Haines féroces entre clans catholiques et protestants, amours passionnées, complots vicieux, orgueils démesurés, rien dans La reine Margot ne supporte la demi-mesure. La metteure en scène Marie-Josée Bastien l'a parfaitement saisi. Son adaptation du roman de Dumas père, présentement à l'affiche du Théâtre Denise-Pelletier, donne lieu à un spectacle vif et prenant, un brin classique, mais qui s'avère le vivarium idéal pour accueillir un tel déchaînement de passions.

L'épisode aventureux relaté dans la pièce tient dans deux années de la vie de la princesse Marguerite de Valois (Marie-Ève Pelletier). Il débute juste avant son mariage avec Henri de Navarre (Simon Rousseau) et s'achève sur la mort de son frère Charles IX (Jonathan Gagnon). L'alliance a été conclue contre le gré des époux pour calmer les énormes tensions entre catholiques et protestants de France. L'échec sera total puisqu'il mènera au terrible massacre de la Saint-Barthélemy.

 

La lutte de pouvoir qui oppose les deux clans ne constitue pas seulement la toile de fond de la pièce, elle en est également le principal moteur. Chaque complot et chaque meurtre fait partie d'un plan pour consolider la position d'un clan ou malmener l'autre. Les amitiés et les amours des uns et des autres sont jugés à l'aune de ces intégrismes religieux. Ces enjeux complexes, Marie-Josée Bastien a su les rendre limpides, si bien qu'on ne perd jamais le fil malgré la rapidité avec laquelle les tableaux s'enchaînent.

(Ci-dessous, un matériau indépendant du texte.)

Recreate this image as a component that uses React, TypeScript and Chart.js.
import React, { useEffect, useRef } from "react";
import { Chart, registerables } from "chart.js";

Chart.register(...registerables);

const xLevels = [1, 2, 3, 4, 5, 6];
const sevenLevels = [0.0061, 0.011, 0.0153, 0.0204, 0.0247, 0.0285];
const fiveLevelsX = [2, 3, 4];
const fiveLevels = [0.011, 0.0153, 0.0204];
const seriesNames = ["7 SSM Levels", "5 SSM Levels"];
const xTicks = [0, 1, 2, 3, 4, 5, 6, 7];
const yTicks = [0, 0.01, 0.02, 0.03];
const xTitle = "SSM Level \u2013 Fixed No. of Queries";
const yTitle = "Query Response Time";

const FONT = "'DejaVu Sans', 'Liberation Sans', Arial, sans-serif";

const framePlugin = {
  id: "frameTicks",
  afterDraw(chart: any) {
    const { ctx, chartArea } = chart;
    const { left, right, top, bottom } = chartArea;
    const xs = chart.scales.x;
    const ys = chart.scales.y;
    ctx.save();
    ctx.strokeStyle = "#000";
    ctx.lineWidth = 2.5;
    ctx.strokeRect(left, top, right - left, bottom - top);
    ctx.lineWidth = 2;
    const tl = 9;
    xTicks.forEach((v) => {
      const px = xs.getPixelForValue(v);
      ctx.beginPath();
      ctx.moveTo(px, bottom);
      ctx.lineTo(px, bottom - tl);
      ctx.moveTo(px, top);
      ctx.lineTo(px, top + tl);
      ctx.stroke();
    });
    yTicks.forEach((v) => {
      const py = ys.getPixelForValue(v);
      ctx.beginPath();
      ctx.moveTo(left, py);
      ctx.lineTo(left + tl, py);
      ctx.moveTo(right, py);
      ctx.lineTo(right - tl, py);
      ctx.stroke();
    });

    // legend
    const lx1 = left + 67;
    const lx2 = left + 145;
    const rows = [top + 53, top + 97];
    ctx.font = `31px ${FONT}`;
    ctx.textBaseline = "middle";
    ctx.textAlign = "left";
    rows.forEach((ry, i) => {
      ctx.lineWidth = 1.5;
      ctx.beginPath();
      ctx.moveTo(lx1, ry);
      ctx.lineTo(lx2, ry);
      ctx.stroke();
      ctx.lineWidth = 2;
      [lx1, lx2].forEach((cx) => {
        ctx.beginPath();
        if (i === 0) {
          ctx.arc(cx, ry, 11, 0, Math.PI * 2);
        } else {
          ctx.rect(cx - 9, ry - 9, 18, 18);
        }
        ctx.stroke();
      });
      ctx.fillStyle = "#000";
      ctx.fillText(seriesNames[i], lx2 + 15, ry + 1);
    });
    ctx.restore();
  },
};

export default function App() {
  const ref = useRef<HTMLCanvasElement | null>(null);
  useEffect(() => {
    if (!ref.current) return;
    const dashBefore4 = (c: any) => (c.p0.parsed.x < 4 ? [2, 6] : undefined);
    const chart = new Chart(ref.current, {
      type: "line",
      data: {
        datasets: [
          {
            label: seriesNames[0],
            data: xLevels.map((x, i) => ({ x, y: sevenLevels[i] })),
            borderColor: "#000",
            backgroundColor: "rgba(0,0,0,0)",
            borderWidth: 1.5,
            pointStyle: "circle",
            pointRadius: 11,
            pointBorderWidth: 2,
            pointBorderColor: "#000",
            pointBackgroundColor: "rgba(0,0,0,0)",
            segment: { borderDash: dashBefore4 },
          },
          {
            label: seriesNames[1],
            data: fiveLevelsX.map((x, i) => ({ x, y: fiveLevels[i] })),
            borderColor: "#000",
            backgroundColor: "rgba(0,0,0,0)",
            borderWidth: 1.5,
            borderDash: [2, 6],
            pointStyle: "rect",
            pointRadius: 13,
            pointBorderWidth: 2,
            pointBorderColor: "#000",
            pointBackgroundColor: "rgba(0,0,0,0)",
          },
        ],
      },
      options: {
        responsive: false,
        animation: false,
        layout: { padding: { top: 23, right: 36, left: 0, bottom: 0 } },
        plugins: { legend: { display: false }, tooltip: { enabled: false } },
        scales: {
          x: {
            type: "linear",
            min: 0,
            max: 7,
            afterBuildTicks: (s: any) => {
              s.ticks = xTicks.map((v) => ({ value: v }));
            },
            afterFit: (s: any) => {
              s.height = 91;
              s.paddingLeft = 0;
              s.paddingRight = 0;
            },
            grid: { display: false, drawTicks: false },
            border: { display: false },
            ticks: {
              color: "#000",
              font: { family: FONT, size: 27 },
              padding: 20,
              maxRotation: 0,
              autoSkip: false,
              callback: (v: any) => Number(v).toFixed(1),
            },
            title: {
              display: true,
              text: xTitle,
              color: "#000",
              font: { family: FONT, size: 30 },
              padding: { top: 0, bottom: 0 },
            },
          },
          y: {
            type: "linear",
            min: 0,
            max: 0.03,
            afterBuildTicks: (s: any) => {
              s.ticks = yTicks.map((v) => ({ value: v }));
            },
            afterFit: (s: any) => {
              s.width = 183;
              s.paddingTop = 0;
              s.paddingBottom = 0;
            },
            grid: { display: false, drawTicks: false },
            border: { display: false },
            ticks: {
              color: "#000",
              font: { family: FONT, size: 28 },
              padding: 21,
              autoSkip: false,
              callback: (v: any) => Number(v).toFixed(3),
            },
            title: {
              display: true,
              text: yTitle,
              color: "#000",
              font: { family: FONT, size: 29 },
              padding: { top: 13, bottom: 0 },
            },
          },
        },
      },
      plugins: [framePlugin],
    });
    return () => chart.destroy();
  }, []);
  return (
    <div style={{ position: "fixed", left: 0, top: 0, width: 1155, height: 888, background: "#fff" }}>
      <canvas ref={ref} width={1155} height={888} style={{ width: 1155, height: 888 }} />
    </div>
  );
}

En optant pour un minimum d'accessoire et un décor dépouillé, la metteure en scène laisse un maximum de place à l'action et aux acteurs. L'aire de jeu est donc livrée à leur corps à corps, qu'ils soient amoureux, purement charnels ou guerriers (très bonnes scènes de cape et d'épée). Ce sont ces pulsions, ces poussées de désirs et ces soifs de vengeance, qui passent dans les corps des acteurs qui font vivre ce spectacle épique.

Les éclairages en clair obscur plongent judicieusement dans la pénombre tout l'espace qui se trouve derrière les arcades de pierre entourant la scène. Là, dans l'obscurité, on aperçoit toujours une ou plusieurs silhouettes. Ce n'est pas qu'une judicieuse illustration de l'expression «les murs ont des oreilles», c'est une manière fort à propos d'insister sur le climat de complot qui règne dans le monde de Navarre et de Margot.

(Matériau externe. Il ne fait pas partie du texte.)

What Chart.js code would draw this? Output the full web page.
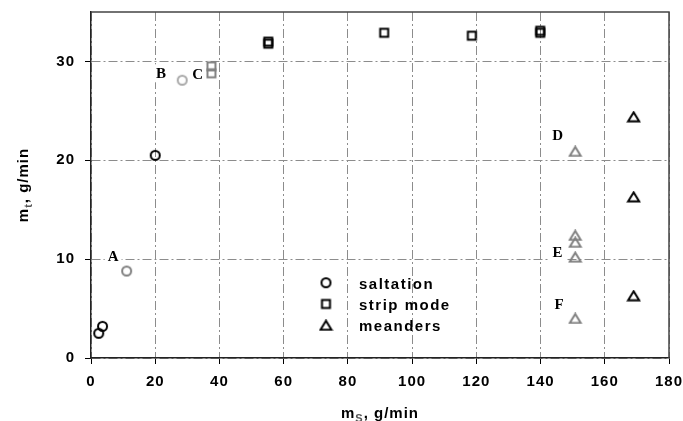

Les trois actrices se détachent d'emblée d'une distribution majoritairement masculine. Marie-Ève Pelletier campe une Margot brûlante d'amour et de colère, mais aussi dédaigneuse et fragile. Danielle Lépine affiche la rigidité et la vilenie qui correspond à la légende noire de Catherine de Médicis. Marie Soleil Dion (Henriette de Nevers) papillonne d'une intrigue à l'autre avec une légèreté rieuse, qui met un peu de soleil dans un univers autrement lourd, mais porté à la scène avec une vivacité divertissante.

Jusqu'au 21 avril au Théâtre Denise-Pelletier.